Even though I haven’t been in the mood to post anything, I would be remiss not to journal one of the worst drought years in my lifetime, less rainfall (6.19”) than we received in 2013-14 (7.78”) during our 4-year drought of 2012-2016. After feeding hay all summer long into the fall in 2013, we finally had to sell half of our cowherd in 2015.
Currently, all that our steep hillsides have to offer is a short blond fuzz of dry grass that will soon be dust. I remember the drought of ’77 when the cows licked the grass seed to augment what hay we fed them. Knowing what’s ahead, we’ve begun gathering to wean early and have already sent a bunch of good cows to the kill plant, many of which had calves in their bellies. Due to the lack of snow in the Sierras, there’s little irrigation water to grow hay and the price is high, while cows aren’t bringing much money.
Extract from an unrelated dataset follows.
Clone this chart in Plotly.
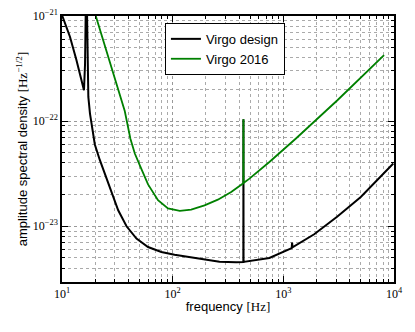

Furthermore, stockwater from our natural springs in the upper country will be in short supply by fall——a perfect storm.
As we cull our cowherd, we’re focusing on a young nucleus as we realize that we’ll not get the money we’ll spend on hay this year with next year’s calf crop. Nevertheless, we’re plodding ahead: leaning forward as we take another step and praying for early rains this fall.
I’ve often thought that a pipeline/canal from the flooding in the east/south to the west would make a huge difference.
Drought: It’s the Western Cattleman’s Bane.
I recall reading in 2019 a book Sierra history; it included an appendix that chronicled climate and hydrology from the late 1840s. Deep droughts and rampant wildfire years were much more the rule than the exception.
My personal history with cattle in California goes back 50 years to my early childhood. The Western U.S. is not a kind place in general; the cattle business requires diamond brains and titanium cojones.
Apologies: “I recall reading…a book *on* Sierra history”
Not a great track record……moving rivers to places where rivers never ran (credit Mark Arax).